*Written exercise*
Can you output the material exactly as written, minus any pictures it holds?

● ● ● ● ● ● ●

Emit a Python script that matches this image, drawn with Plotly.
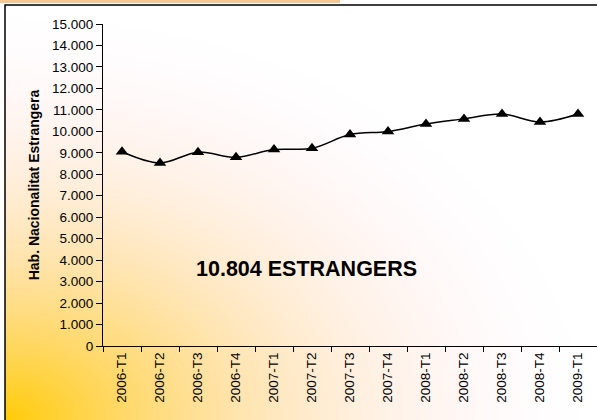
import base64
import struct
import zlib

import plotly.graph_objects as go

# dades: població de nacionalitat estrangera per trimestre
trimestres = ["2006-T1", "2006-T2", "2006-T3", "2006-T4",
              "2007-T1", "2007-T2", "2007-T3", "2007-T4",
              "2008-T1", "2008-T2", "2008-T3", "2008-T4",
              "2009-T1"]
estrangers = [9050, 8530, 9030, 8790, 9150, 9210, 9850,
              9990, 10340, 10580, 10810, 10430, 10804]
rotul = "10.804 ESTRANGERS"

W, H = 597, 420
M_L, M_R, M_T, M_B = 103, 0, 24, 74
PW, PH = W - M_L - M_R, H - M_T - M_B
FONT = "Liberation Sans, Arial, sans-serif"


def px_x(x):
    return (x - M_L) / PW


def px_y(y):
    return (H - M_B - y) / PH


def gradient_png(w, h):
    # fons degradat des de la cantonada inferior esquerra (groc) cap a blanc
    yellow = (255, 204, 10)
    expo = (1.0, 1.3, 2.2)
    rows = []
    for j in range(h):
        v = 1 - j / (h - 1)
        row = bytearray(b"\x00")
        for i in range(w):
            u = i / (w - 1)
            d = min(1.0, (u * u + v * v) ** 0.5)
            row += bytes(round(255 - (255 - c) * (1 - d) ** e)
                         for c, e in zip(yellow, expo))
        rows.append(bytes(row))

    def chunk(tag, data):
        return (struct.pack(">I", len(data)) + tag + data
                + struct.pack(">I", zlib.crc32(tag + data) & 0xFFFFFFFF))

    png = (b"\x89PNG\r\n\x1a\n"
           + chunk(b"IHDR", struct.pack(">IIBBBBB", w, h, 8, 2, 0, 0, 0))
           + chunk(b"IDAT", zlib.compress(b"".join(rows)))
           + chunk(b"IEND", b""))
    return "data:image/png;base64," + base64.b64encode(png).decode()


fig = go.Figure()
fig.add_trace(go.Scatter(
    x=trimestres,
    y=estrangers,
    mode="lines+markers",
    line=dict(color="black", width=1.5, shape="spline", smoothing=1),
    marker=dict(symbol="triangle-up", size=11, color="black"),
    showlegend=False,
))

fig.add_layout_image(dict(
    source=gradient_png(150, 105),
    xref="paper", yref="paper",
    x=px_x(5), y=px_y(5),
    sizex=px_x(W) - px_x(5), sizey=px_y(5) - px_y(H),
    xanchor="left", yanchor="top",
    sizing="stretch", layer="below",
))

# franja taronja superior i marc
fig.add_shape(type="rect", xref="paper", yref="paper",
              x0=px_x(0), x1=px_x(340), y0=px_y(0), y1=px_y(3),
              fillcolor="#FAC68E", line_width=0, layer="above")
fig.add_shape(type="rect", xref="paper", yref="paper",
              x0=px_x(5), x1=px_x(W + 5), y0=px_y(5), y1=px_y(H + 5),
              fillcolor="rgba(0,0,0,0)", line=dict(color="black", width=1.5),
              layer="above")

fig.add_annotation(
    text="<b>" + rotul + "</b>",
    xref="paper", yref="paper", x=px_x(306), y=px_y(269),
    xanchor="center", yanchor="middle",
    showarrow=False, font=dict(family=FONT, size=21.5, color="black"),
)

fig.update_layout(
    width=W, height=H,
    margin=dict(l=M_L, r=M_R, t=M_T, b=M_B, autoexpand=False),
    paper_bgcolor="white",
    plot_bgcolor="white",
    separators=",.",
    font=dict(family=FONT, size=13.5, color="black"),
    xaxis=dict(
        type="category", range=[-0.5, len(trimestres) - 0.5],
        showline=True, linecolor="black", linewidth=1,
        ticks="outside", tickson="boundaries", ticklen=5, tickcolor="black",
        tickangle=-90, showgrid=False,
    ),
    yaxis=dict(
        range=[0, 15000], dtick=1000, tickformat=",",
        showline=True, linecolor="black", linewidth=1,
        ticks="outside", ticklen=6, tickcolor="black",
        showgrid=False, zeroline=False,
        title=dict(text="<b>Hab. Nacionalitat Estrangera</b>",
                   font=dict(family=FONT, size=14), standoff=9),
    ),
)

fig.write_html("out.html", config={"displayModeBar": False},
               post_script="document.body.style.margin = '0';")
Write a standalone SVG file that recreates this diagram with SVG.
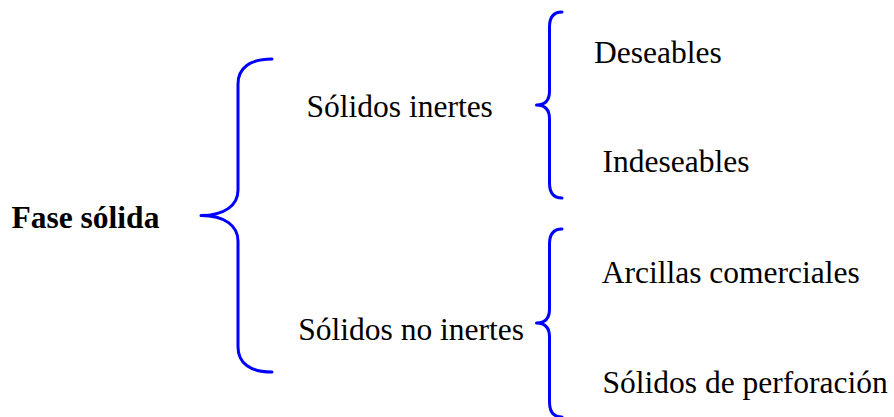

● ● ● ● ● ● ●

*Result of this exercise*
Emit a Python script that matches this image, drawn with Plotly.
import base64
import struct
import zlib

import plotly.graph_objects as go

# dades: població de nacionalitat estrangera per trimestre
trimestres = ["2006-T1", "2006-T2", "2006-T3", "2006-T4",
              "2007-T1", "2007-T2", "2007-T3", "2007-T4",
              "2008-T1", "2008-T2", "2008-T3", "2008-T4",
              "2009-T1"]
estrangers = [9050, 8530, 9030, 8790, 9150, 9210, 9850,
              9990, 10340, 10580, 10810, 10430, 10804]
rotul = "10.804 ESTRANGERS"

W, H = 597, 420
M_L, M_R, M_T, M_B = 103, 0, 24, 74
PW, PH = W - M_L - M_R, H - M_T - M_B
FONT = "Liberation Sans, Arial, sans-serif"


def px_x(x):
    return (x - M_L) / PW


def px_y(y):
    return (H - M_B - y) / PH


def gradient_png(w, h):
    # fons degradat des de la cantonada inferior esquerra (groc) cap a blanc
    yellow = (255, 204, 10)
    expo = (1.0, 1.3, 2.2)
    rows = []
    for j in range(h):
        v = 1 - j / (h - 1)
        row = bytearray(b"\x00")
        for i in range(w):
            u = i / (w - 1)
            d = min(1.0, (u * u + v * v) ** 0.5)
            row += bytes(round(255 - (255 - c) * (1 - d) ** e)
                         for c, e in zip(yellow, expo))
        rows.append(bytes(row))

    def chunk(tag, data):
        return (struct.pack(">I", len(data)) + tag + data
                + struct.pack(">I", zlib.crc32(tag + data) & 0xFFFFFFFF))

    png = (b"\x89PNG\r\n\x1a\n"
           + chunk(b"IHDR", struct.pack(">IIBBBBB", w, h, 8, 2, 0, 0, 0))
           + chunk(b"IDAT", zlib.compress(b"".join(rows)))
           + chunk(b"IEND", b""))
    return "data:image/png;base64," + base64.b64encode(png).decode()


fig = go.Figure()
fig.add_trace(go.Scatter(
    x=trimestres,
    y=estrangers,
    mode="lines+markers",
    line=dict(color="black", width=1.5, shape="spline", smoothing=1),
    marker=dict(symbol="triangle-up", size=11, color="black"),
    showlegend=False,
))

fig.add_layout_image(dict(
    source=gradient_png(150, 105),
    xref="paper", yref="paper",
    x=px_x(5), y=px_y(5),
    sizex=px_x(W) - px_x(5), sizey=px_y(5) - px_y(H),
    xanchor="left", yanchor="top",
    sizing="stretch", layer="below",
))

# franja taronja superior i marc
fig.add_shape(type="rect", xref="paper", yref="paper",
              x0=px_x(0), x1=px_x(340), y0=px_y(0), y1=px_y(3),
              fillcolor="#FAC68E", line_width=0, layer="above")
fig.add_shape(type="rect", xref="paper", yref="paper",
              x0=px_x(5), x1=px_x(W + 5), y0=px_y(5), y1=px_y(H + 5),
              fillcolor="rgba(0,0,0,0)", line=dict(color="black", width=1.5),
              layer="above")

fig.add_annotation(
    text="<b>" + rotul + "</b>",
    xref="paper", yref="paper", x=px_x(306), y=px_y(269),
    xanchor="center", yanchor="middle",
    showarrow=False, font=dict(family=FONT, size=21.5, color="black"),
)

fig.update_layout(
    width=W, height=H,
    margin=dict(l=M_L, r=M_R, t=M_T, b=M_B, autoexpand=False),
    paper_bgcolor="white",
    plot_bgcolor="white",
    separators=",.",
    font=dict(family=FONT, size=13.5, color="black"),
    xaxis=dict(
        type="category", range=[-0.5, len(trimestres) - 0.5],
        showline=True, linecolor="black", linewidth=1,
        ticks="outside", tickson="boundaries", ticklen=5, tickcolor="black",
        tickangle=-90, showgrid=False,
    ),
    yaxis=dict(
        range=[0, 15000], dtick=1000, tickformat=",",
        showline=True, linecolor="black", linewidth=1,
        ticks="outside", ticklen=6, tickcolor="black",
        showgrid=False, zeroline=False,
        title=dict(text="<b>Hab. Nacionalitat Estrangera</b>",
                   font=dict(family=FONT, size=14), standoff=9),
    ),
)

fig.write_html("out.html", config={"displayModeBar": False},
               post_script="document.body.style.margin = '0';")
Write a standalone SVG file that recreates this diagram with SVG.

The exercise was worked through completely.